Volume 4, Number 3 · March 11, 1965

New Novels

By Bernard Bergonzi
The Jealous God
by John Braine

Houghton Mifflin, 287 pp., $4.95

One Day
by Wright Morris

Atheneum, 433 pp., $5.95

Full Fathom Five
by John Stewart Carter

Houghton Mifflin, 246 pp., $4.95

It was not a good sign when John Braine's last novel turned out to be a sequel to Room at the Top. If it suggested that Mr. Braine had a commendable faith in the possibilities of his character Joe Lampton, it also implied that his novelistic talents, which had never struck one as particularly fertile, were being forced into the sad and dangerous course of self-imitation.
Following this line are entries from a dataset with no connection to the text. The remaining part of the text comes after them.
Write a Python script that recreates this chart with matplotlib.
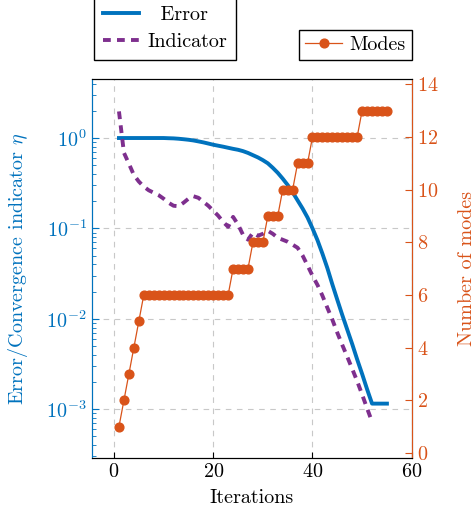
import matplotlib
matplotlib.use("Agg")
import matplotlib.pyplot as plt
from matplotlib.ticker import LogLocator, NullFormatter

plt.rcParams['font.family'] = 'serif'
plt.rcParams['font.serif'] = ['cmr10']
plt.rcParams['mathtext.fontset'] = 'cm'
plt.rcParams['axes.formatter.use_mathtext'] = True
plt.rcParams['axes.unicode_minus'] = False
plt.rcParams['font.size'] = 14.5

BLUE = '#0072BD'
ORANGE = '#D95319'
PURPLE = '#7E2F8E'

# error per iteration
err_iter = list(range(1, 56))
error = [1.0, 1.0, 1.0, 1.0, 1.0, 1.0, 1.0, 1.0, 1.0, 1.0,
         0.995, 0.991, 0.982, 0.970, 0.957, 0.940, 0.918, 0.895, 0.869, 0.843,
         0.822, 0.802, 0.780, 0.759, 0.741, 0.716, 0.684, 0.646, 0.610, 0.569,
         0.525, 0.468, 0.412, 0.355, 0.302, 0.251, 0.204, 0.166, 0.132, 0.100,
         0.0741, 0.0525, 0.0363, 0.0240, 0.0162, 0.0110, 0.00759, 0.00525, 0.00355, 0.00245,
         0.00166, 0.00115, 0.00115, 0.00115, 0.00115]

# convergence indicator per iteration
ind_iter = list(range(1, 53))
indicator = [1.97, 0.687, 0.52, 0.39, 0.33, 0.29, 0.264, 0.248, 0.233, 0.213,
             0.192, 0.178, 0.176, 0.192, 0.213, 0.227, 0.218, 0.197, 0.178, 0.157,
             0.138, 0.118, 0.104, 0.134, 0.11, 0.085, 0.075, 0.0894, 0.0828, 0.0871,
             0.094, 0.0871, 0.0787, 0.0748, 0.0711, 0.066, 0.061, 0.0501, 0.0389, 0.0299,
             0.0237, 0.018, 0.0132, 0.00977, 0.007, 0.00513, 0.0038, 0.00279, 0.00204, 0.00145,
             0.00102, 0.000724]

# number of modes per iteration
modes_iter = list(range(1, 56))
modes = [1, 2, 3, 4, 5] + [6] * 18 + [7] * 4 + [8] * 3 + [9] * 3 + [10] * 3 + [11] * 3 \
        + [12] * 10 + [13] * 6

fig = plt.figure(figsize=(4.76, 5.15), dpi=100)
ax = fig.add_axes([0.1926, 0.1113, 0.6724, 0.7353])
ax2 = ax.twinx()

l1, = ax.plot(err_iter, error, color=BLUE, lw=2.8, label='  Error')
l2, = ax.plot(ind_iter, indicator, color=PURPLE, lw=2.8, linestyle=(0, (2, 1.6)),
              dash_capstyle='butt', label='Indicator')
l3, = ax2.plot(modes_iter, modes, color=ORANGE, lw=0.9, marker='o', ms=6.3,
               markeredgecolor=ORANGE, label='Modes')

ax.set_yscale('log')
ax.set_xlim(-4.5, 60)
ax.set_ylim(2.9e-4, 4.5)
ax2.set_ylim(-0.18, 14.2)
ax.set_xticks([0, 20, 40, 60])
ax2.set_yticks(range(0, 15, 2))
ax.yaxis.set_major_locator(LogLocator(base=10, numticks=10))
ax.yaxis.set_minor_locator(LogLocator(base=10, subs=range(2, 10), numticks=20))
ax.yaxis.set_minor_formatter(NullFormatter())

ax.grid(True, which='major', color='#c8c8c8', linestyle=(0, (5, 5)), lw=0.8)
ax.set_axisbelow(True)

ax.set_xlabel('Iterations', labelpad=6)
ax.set_ylabel(r'Error/Convergence indicator $\eta$', color=BLUE, labelpad=12)
ax2.set_ylabel('Number of modes', color=ORANGE, labelpad=14)

ax.tick_params(axis='x', direction='in', length=4)
ax.tick_params(axis='y', which='both', direction='in', colors=BLUE)
ax.tick_params(axis='y', which='major', length=5)
ax.tick_params(axis='y', which='minor', length=3)
ax2.tick_params(axis='y', direction='in', colors=ORANGE, length=5)
ax.spines['left'].set_color(BLUE)
ax2.spines['left'].set_color(BLUE)
ax2.spines['right'].set_color(ORANGE)

fig.legend(handles=[l1, l2], loc='lower right', bbox_to_anchor=(0.4958, 0.8835),
           bbox_transform=fig.transFigure, borderaxespad=0, fancybox=False,
           edgecolor='black', framealpha=1, handlelength=1.8, handletextpad=0.4,
           labelspacing=0.45, borderpad=0.45)
fig.legend(handles=[l3], loc='lower right', bbox_to_anchor=(0.8655, 0.8835),
           bbox_transform=fig.transFigure, borderaxespad=0, fancybox=False,
           edgecolor='black', framealpha=1, handlelength=1.8, handletextpad=0.4,
           borderpad=0.3)

fig.savefig('out.png', dpi=100)
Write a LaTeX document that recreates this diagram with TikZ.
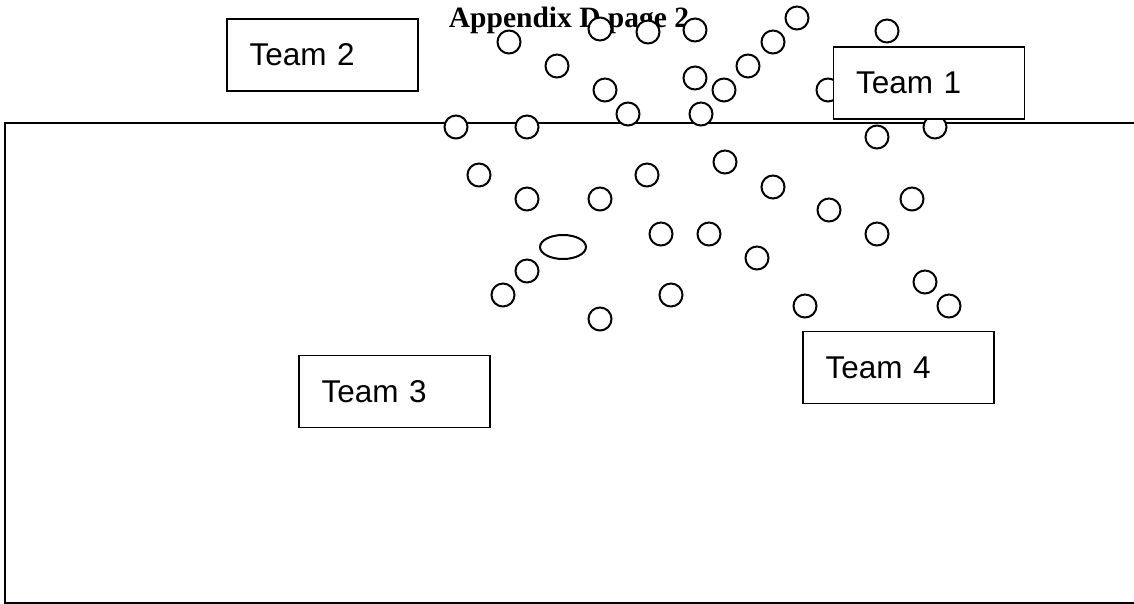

His new novel, however, sweeps away any suggestion of failing inventiveness. The milieu is still what Mr. Braine knows best and what we have come to expect from him: middle-class life in and around a small, fairly scruffy Yorkshire town. But in this novel he adds a dimension that seemed to have been deliberately left out of his earlier books. Though Mr. Braine is by birth and upbringing a Yorkshire Catholic, it seemed significant that there was no mention at all of Catholicism in his novels, which in other respects drew heavily and obviously on the environments which had moulded him. One of the most interesting things, initially, about The Jealous God is that it is a study of life inside the English Catholic community by someone who grew up in it; usually novels about English Catholics are written by converts. In Mr. Braine's novel the Catholics of Charbury are mostly of second or third generation Irish origin, who still sardonically refer to themselves as 'Micks' and who occasionally frequent, in a rather embarrassed way, a decaying institution called the Hibernian Club, with its portraits of the Pope, De Valera, and James Connolly. The surrounding streets, which once housed poor Irish families, have now been taken over by Pakistanis.